##### SUPPLIED RECORDS #####

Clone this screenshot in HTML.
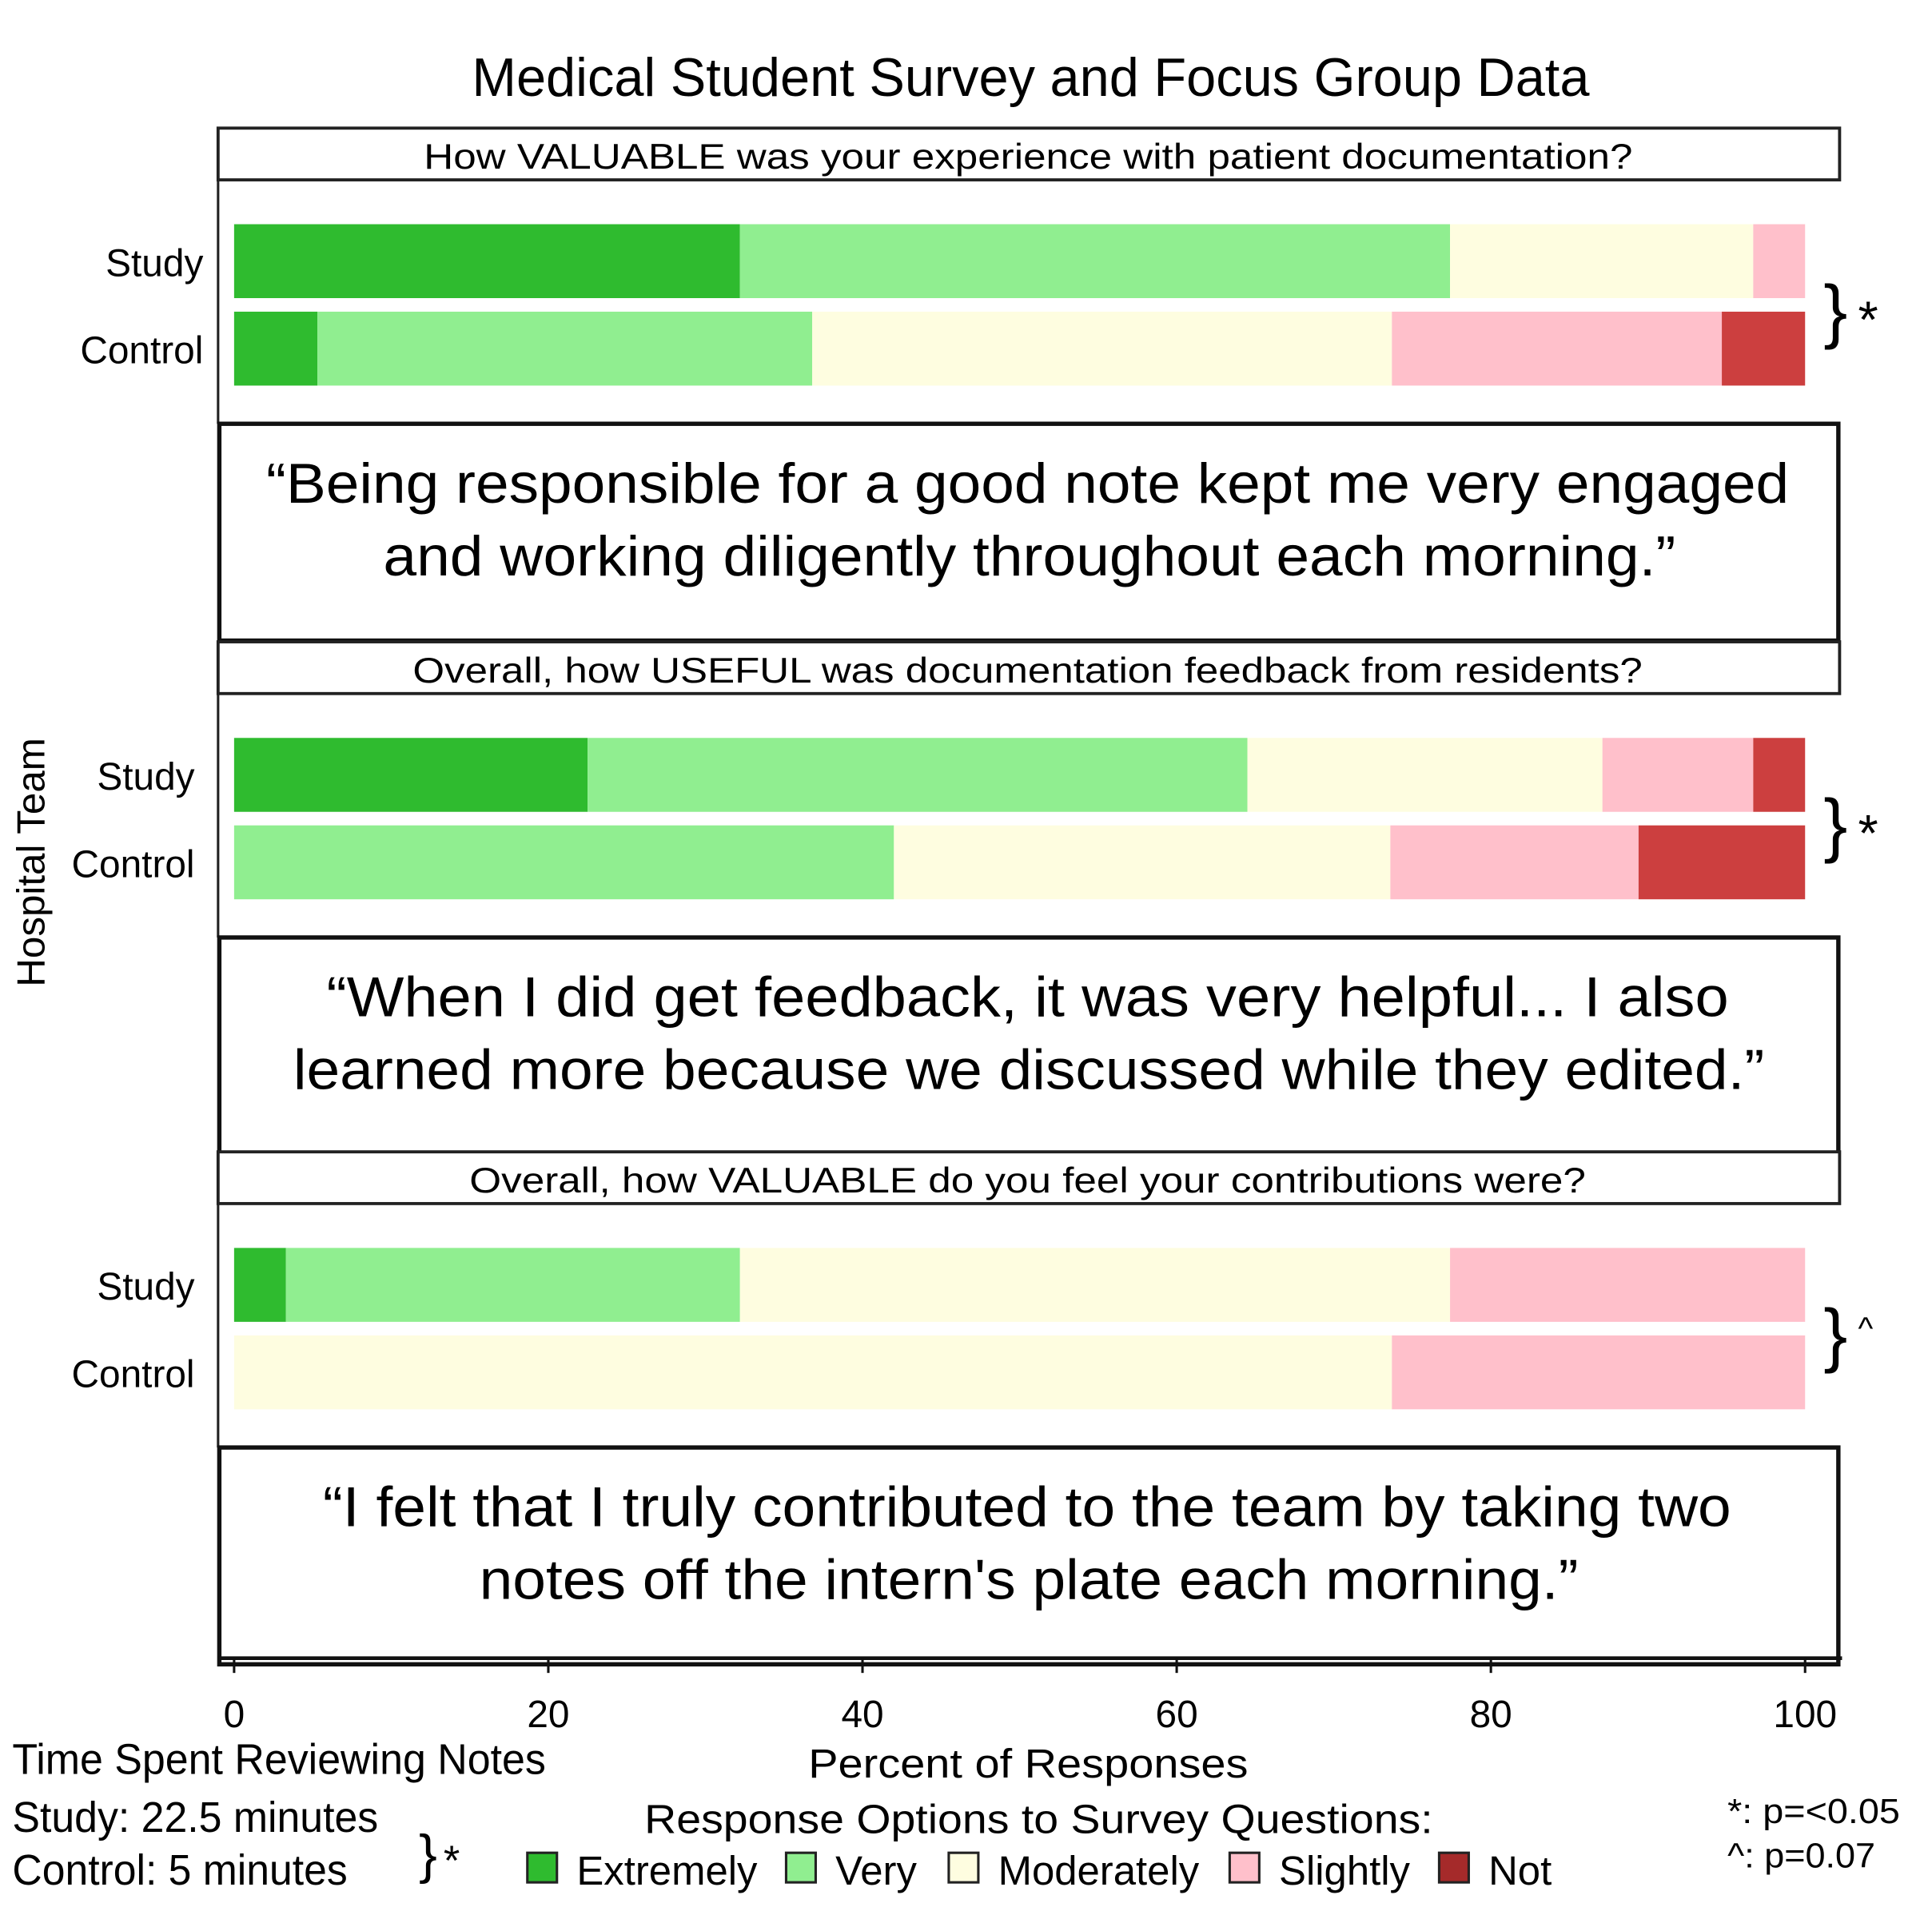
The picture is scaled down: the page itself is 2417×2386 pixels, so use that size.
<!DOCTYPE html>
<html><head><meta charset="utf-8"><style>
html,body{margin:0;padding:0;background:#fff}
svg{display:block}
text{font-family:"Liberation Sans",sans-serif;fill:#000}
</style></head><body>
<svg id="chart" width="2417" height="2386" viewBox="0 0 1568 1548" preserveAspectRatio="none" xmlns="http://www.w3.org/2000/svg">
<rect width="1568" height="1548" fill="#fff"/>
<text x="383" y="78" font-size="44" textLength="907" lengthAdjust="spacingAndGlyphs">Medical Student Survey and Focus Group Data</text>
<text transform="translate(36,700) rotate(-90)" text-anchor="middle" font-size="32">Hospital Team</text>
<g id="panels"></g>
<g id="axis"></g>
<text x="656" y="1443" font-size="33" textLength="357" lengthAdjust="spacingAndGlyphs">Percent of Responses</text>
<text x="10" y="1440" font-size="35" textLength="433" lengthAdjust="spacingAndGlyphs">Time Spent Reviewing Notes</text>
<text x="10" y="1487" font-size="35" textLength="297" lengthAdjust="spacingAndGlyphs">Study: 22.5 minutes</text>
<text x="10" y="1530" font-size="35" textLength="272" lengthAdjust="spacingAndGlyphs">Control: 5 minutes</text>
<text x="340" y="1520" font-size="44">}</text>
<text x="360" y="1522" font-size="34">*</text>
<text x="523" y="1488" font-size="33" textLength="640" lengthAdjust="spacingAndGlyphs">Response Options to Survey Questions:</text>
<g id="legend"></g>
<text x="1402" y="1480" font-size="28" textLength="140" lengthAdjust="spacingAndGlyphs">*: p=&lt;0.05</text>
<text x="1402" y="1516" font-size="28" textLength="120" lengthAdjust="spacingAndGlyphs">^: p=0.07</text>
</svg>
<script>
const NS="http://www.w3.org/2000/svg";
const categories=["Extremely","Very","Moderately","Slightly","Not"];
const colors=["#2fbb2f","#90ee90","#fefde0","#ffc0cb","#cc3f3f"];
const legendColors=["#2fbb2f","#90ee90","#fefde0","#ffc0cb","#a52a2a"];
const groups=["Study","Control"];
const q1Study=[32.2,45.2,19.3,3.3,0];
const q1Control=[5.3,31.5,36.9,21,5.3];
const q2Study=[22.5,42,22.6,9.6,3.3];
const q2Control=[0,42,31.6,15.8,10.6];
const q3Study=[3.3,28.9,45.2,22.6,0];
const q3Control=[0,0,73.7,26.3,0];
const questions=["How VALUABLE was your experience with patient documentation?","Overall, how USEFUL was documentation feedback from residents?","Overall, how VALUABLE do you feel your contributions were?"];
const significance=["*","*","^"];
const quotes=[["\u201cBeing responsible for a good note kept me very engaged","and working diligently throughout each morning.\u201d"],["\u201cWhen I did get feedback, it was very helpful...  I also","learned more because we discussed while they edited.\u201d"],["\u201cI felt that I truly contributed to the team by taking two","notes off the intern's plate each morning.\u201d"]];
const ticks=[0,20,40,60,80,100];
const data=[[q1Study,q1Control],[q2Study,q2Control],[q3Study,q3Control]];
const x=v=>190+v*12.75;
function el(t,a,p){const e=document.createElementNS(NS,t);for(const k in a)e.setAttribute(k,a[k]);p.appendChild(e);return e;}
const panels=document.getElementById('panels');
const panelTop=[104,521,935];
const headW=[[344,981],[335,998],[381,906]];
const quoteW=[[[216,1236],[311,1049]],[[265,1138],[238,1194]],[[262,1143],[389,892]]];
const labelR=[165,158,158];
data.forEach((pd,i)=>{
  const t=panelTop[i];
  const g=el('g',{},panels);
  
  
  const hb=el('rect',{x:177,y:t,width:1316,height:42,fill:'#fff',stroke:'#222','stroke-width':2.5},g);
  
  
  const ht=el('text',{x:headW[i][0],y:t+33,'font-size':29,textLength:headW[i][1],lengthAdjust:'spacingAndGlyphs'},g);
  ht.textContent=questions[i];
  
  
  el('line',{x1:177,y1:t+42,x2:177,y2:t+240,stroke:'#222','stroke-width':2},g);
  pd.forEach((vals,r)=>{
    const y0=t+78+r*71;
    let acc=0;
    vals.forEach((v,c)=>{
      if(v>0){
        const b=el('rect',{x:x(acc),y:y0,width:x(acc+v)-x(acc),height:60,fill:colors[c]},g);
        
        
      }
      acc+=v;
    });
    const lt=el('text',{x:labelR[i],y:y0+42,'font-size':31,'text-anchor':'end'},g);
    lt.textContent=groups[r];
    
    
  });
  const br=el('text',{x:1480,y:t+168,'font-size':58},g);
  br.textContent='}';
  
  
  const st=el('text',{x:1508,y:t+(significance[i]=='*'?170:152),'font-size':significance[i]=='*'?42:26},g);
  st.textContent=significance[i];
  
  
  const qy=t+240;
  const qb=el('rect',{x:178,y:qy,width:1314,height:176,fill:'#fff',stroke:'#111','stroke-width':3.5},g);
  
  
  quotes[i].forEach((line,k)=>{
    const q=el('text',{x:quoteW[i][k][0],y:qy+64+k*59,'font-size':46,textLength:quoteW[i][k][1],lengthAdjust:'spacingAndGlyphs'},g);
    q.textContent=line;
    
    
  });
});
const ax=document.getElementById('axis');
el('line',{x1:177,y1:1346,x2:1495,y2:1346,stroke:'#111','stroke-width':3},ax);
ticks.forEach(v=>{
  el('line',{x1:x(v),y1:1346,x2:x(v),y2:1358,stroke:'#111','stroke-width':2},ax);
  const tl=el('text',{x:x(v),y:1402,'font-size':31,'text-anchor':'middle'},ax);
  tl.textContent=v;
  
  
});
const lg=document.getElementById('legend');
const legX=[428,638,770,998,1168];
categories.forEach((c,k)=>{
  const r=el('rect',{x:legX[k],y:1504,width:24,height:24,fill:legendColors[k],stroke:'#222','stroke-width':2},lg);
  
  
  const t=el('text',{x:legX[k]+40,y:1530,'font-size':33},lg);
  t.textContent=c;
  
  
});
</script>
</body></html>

#####
##### SUPPLIED RECORDS #####

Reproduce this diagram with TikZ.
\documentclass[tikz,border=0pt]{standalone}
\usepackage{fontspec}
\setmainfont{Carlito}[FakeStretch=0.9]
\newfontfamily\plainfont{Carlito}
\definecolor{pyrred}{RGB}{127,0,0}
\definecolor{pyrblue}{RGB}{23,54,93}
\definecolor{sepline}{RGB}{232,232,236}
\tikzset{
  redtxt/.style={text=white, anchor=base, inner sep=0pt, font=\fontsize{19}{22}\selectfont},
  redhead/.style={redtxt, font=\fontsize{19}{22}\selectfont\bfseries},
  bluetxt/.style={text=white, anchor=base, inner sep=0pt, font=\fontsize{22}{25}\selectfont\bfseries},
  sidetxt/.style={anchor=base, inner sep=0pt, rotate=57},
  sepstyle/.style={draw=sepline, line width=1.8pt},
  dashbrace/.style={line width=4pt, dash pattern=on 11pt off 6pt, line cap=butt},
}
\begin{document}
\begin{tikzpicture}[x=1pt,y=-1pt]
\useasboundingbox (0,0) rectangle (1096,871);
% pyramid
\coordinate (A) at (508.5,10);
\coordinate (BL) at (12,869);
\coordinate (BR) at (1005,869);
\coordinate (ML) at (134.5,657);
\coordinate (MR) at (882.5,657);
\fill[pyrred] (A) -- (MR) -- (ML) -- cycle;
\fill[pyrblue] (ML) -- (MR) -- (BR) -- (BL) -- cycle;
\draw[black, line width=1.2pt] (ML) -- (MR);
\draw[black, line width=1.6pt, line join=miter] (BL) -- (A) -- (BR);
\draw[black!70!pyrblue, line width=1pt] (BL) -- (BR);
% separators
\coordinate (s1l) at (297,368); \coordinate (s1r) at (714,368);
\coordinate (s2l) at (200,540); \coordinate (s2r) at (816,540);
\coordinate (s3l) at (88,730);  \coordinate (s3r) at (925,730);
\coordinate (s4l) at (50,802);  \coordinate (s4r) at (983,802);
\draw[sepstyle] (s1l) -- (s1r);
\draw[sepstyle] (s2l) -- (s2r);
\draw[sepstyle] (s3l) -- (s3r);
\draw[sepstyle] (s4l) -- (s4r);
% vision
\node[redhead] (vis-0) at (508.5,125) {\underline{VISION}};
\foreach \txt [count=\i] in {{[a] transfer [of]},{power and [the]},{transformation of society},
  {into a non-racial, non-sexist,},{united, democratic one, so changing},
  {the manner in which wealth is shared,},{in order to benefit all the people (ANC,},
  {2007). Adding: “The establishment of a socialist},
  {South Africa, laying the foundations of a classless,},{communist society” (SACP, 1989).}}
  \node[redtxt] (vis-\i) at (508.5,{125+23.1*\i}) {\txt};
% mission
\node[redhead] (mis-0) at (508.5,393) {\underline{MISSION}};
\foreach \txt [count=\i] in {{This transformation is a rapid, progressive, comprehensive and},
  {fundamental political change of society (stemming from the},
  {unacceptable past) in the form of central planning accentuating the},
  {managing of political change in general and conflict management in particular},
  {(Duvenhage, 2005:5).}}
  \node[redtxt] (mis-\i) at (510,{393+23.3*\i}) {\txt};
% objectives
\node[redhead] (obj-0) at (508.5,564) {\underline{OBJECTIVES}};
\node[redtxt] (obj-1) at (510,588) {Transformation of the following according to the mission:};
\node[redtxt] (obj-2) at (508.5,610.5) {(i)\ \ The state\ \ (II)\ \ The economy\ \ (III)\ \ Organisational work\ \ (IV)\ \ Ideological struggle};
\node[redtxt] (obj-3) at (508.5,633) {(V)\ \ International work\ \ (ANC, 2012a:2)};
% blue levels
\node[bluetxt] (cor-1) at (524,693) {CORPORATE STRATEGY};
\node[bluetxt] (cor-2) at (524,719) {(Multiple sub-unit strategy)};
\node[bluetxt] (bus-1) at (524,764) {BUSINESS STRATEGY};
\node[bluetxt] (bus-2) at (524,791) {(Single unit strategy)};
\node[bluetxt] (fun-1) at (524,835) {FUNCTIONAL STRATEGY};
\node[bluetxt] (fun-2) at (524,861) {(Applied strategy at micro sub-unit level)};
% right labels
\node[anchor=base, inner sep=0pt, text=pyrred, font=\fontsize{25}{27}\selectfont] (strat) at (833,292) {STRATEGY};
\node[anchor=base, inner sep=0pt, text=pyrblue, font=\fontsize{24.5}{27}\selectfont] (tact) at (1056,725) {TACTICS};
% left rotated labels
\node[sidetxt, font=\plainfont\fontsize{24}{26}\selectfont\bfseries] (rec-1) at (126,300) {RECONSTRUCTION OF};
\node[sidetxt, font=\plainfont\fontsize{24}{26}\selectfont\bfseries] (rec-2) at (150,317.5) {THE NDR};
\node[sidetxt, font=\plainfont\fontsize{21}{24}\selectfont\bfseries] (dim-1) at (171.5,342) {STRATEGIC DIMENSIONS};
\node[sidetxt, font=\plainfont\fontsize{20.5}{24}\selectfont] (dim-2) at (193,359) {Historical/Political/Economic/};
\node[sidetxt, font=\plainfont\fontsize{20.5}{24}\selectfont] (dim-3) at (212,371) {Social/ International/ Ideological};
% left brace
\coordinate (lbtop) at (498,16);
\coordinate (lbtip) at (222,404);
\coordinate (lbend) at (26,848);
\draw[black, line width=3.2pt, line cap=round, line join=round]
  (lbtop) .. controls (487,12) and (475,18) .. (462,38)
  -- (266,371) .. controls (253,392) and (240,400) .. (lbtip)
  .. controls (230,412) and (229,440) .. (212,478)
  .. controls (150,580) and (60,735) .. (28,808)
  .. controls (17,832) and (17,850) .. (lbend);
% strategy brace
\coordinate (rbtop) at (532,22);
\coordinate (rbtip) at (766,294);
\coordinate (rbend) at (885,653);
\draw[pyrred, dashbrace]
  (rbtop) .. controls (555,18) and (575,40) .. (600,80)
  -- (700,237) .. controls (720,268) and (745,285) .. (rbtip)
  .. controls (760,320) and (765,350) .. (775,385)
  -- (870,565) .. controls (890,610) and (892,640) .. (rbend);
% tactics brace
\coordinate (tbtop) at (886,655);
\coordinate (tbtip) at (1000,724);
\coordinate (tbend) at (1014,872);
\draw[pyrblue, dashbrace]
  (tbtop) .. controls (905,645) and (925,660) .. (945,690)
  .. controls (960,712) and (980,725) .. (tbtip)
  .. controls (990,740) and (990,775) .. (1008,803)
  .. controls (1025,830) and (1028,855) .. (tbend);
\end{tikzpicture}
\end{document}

#####
##### SUPPLIED RECORDS #####

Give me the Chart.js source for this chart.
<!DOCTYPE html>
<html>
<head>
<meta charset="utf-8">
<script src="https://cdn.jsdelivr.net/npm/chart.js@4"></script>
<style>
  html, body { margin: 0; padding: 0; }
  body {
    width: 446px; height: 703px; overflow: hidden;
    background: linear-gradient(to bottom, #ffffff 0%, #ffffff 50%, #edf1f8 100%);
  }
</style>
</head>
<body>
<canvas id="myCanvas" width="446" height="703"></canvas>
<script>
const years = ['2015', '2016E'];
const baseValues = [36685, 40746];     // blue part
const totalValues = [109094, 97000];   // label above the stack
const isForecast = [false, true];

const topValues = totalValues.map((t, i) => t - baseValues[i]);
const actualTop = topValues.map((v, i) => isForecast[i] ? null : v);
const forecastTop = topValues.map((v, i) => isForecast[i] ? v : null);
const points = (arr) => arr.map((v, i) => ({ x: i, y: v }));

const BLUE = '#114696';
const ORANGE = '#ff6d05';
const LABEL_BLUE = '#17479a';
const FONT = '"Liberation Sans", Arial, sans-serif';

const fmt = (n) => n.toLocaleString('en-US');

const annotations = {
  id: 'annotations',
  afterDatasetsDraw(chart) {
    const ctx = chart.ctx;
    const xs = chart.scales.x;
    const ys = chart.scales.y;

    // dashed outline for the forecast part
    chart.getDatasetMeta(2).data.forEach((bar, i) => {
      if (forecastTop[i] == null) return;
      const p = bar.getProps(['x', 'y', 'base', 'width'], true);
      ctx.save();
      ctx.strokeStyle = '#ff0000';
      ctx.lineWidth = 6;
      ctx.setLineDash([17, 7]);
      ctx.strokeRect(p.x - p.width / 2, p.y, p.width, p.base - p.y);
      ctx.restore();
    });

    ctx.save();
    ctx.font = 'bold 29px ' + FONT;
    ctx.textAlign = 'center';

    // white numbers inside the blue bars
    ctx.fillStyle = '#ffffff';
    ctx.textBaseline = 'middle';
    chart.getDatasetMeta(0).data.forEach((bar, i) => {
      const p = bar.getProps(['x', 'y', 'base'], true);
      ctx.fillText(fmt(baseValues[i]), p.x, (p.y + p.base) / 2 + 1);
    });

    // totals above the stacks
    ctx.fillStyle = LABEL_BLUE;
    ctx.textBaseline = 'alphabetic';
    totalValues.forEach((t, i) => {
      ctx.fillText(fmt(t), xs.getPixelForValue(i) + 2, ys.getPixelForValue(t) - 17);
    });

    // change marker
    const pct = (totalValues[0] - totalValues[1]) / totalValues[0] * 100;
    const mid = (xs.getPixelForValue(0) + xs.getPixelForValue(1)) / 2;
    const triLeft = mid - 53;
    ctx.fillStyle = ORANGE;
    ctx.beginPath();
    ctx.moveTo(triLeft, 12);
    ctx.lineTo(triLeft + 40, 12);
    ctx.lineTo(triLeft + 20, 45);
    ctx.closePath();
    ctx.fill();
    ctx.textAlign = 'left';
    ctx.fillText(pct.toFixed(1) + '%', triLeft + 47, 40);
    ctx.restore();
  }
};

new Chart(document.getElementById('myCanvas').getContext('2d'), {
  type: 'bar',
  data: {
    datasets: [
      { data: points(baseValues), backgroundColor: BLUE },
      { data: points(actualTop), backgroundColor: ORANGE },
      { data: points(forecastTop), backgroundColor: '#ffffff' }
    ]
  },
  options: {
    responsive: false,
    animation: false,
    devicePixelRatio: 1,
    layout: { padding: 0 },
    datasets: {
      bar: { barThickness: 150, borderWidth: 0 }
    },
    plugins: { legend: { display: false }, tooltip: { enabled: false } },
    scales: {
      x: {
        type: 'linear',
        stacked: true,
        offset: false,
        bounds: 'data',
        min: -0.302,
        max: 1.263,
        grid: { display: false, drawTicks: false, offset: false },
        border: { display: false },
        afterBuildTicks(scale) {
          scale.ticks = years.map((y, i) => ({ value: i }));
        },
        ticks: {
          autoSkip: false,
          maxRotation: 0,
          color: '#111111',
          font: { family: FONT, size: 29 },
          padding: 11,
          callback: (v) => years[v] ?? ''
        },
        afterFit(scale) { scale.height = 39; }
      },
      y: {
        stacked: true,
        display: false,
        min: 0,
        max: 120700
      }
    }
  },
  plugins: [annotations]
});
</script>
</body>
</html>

#####

### TASK BRIEF
The required answer is a single number: the count of lines in the entries that hold the string "with".

### ANSWER TO THIS TASK
2